--- BEGIN SUPPLIED DATA ---

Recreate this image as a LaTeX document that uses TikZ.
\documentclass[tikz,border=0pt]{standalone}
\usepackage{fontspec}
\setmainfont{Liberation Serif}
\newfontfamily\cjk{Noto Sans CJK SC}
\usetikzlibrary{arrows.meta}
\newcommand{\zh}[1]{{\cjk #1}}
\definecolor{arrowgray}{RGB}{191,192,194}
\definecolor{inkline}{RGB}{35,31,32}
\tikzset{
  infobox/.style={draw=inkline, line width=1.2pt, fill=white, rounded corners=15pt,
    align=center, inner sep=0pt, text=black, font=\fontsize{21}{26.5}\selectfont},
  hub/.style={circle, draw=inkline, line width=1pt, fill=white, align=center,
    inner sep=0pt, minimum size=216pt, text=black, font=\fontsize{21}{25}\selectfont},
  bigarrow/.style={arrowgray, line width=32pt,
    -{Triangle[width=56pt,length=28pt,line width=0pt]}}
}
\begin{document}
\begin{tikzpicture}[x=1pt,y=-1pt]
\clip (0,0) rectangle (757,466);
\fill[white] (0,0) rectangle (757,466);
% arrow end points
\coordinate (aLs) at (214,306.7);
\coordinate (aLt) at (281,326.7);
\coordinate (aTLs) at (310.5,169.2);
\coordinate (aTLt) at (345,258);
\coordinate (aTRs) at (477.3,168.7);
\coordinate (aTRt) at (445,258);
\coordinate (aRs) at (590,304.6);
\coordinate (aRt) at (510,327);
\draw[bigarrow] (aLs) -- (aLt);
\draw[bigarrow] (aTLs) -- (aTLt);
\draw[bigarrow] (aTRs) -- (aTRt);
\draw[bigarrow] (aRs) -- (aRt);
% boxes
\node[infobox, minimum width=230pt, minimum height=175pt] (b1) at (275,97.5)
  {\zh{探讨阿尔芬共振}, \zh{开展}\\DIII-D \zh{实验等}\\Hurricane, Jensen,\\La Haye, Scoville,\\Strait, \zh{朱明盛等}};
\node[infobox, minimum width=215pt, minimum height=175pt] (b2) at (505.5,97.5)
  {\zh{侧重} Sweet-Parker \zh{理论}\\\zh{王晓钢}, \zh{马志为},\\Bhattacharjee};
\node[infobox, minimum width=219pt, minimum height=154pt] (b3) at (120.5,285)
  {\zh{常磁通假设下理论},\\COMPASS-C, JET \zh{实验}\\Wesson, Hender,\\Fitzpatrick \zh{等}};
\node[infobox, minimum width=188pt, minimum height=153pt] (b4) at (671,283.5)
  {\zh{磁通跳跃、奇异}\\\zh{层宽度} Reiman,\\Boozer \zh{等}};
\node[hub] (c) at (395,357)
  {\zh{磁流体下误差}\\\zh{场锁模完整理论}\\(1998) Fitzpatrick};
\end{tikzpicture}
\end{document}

--- END SUPPLIED DATA ---

-- WORK TO DO --
Reproduce the data in full, exactly as presented.

-- EXERCISE SOLUTION --
Recreate this image as a LaTeX document that uses TikZ.
\documentclass[tikz,border=0pt]{standalone}
\usepackage{fontspec}
\setmainfont{Liberation Serif}
\newfontfamily\cjk{Noto Sans CJK SC}
\usetikzlibrary{arrows.meta}
\newcommand{\zh}[1]{{\cjk #1}}
\definecolor{arrowgray}{RGB}{191,192,194}
\definecolor{inkline}{RGB}{35,31,32}
\tikzset{
  infobox/.style={draw=inkline, line width=1.2pt, fill=white, rounded corners=15pt,
    align=center, inner sep=0pt, text=black, font=\fontsize{21}{26.5}\selectfont},
  hub/.style={circle, draw=inkline, line width=1pt, fill=white, align=center,
    inner sep=0pt, minimum size=216pt, text=black, font=\fontsize{21}{25}\selectfont},
  bigarrow/.style={arrowgray, line width=32pt,
    -{Triangle[width=56pt,length=28pt,line width=0pt]}}
}
\begin{document}
\begin{tikzpicture}[x=1pt,y=-1pt]
\clip (0,0) rectangle (757,466);
\fill[white] (0,0) rectangle (757,466);
% arrow end points
\coordinate (aLs) at (214,306.7);
\coordinate (aLt) at (281,326.7);
\coordinate (aTLs) at (310.5,169.2);
\coordinate (aTLt) at (345,258);
\coordinate (aTRs) at (477.3,168.7);
\coordinate (aTRt) at (445,258);
\coordinate (aRs) at (590,304.6);
\coordinate (aRt) at (510,327);
\draw[bigarrow] (aLs) -- (aLt);
\draw[bigarrow] (aTLs) -- (aTLt);
\draw[bigarrow] (aTRs) -- (aTRt);
\draw[bigarrow] (aRs) -- (aRt);
% boxes
\node[infobox, minimum width=230pt, minimum height=175pt] (b1) at (275,97.5)
  {\zh{探讨阿尔芬共振}, \zh{开展}\\DIII-D \zh{实验等}\\Hurricane, Jensen,\\La Haye, Scoville,\\Strait, \zh{朱明盛等}};
\node[infobox, minimum width=215pt, minimum height=175pt] (b2) at (505.5,97.5)
  {\zh{侧重} Sweet-Parker \zh{理论}\\\zh{王晓钢}, \zh{马志为},\\Bhattacharjee};
\node[infobox, minimum width=219pt, minimum height=154pt] (b3) at (120.5,285)
  {\zh{常磁通假设下理论},\\COMPASS-C, JET \zh{实验}\\Wesson, Hender,\\Fitzpatrick \zh{等}};
\node[infobox, minimum width=188pt, minimum height=153pt] (b4) at (671,283.5)
  {\zh{磁通跳跃、奇异}\\\zh{层宽度} Reiman,\\Boozer \zh{等}};
\node[hub] (c) at (395,357)
  {\zh{磁流体下误差}\\\zh{场锁模完整理论}\\(1998) Fitzpatrick};
\end{tikzpicture}
\end{document}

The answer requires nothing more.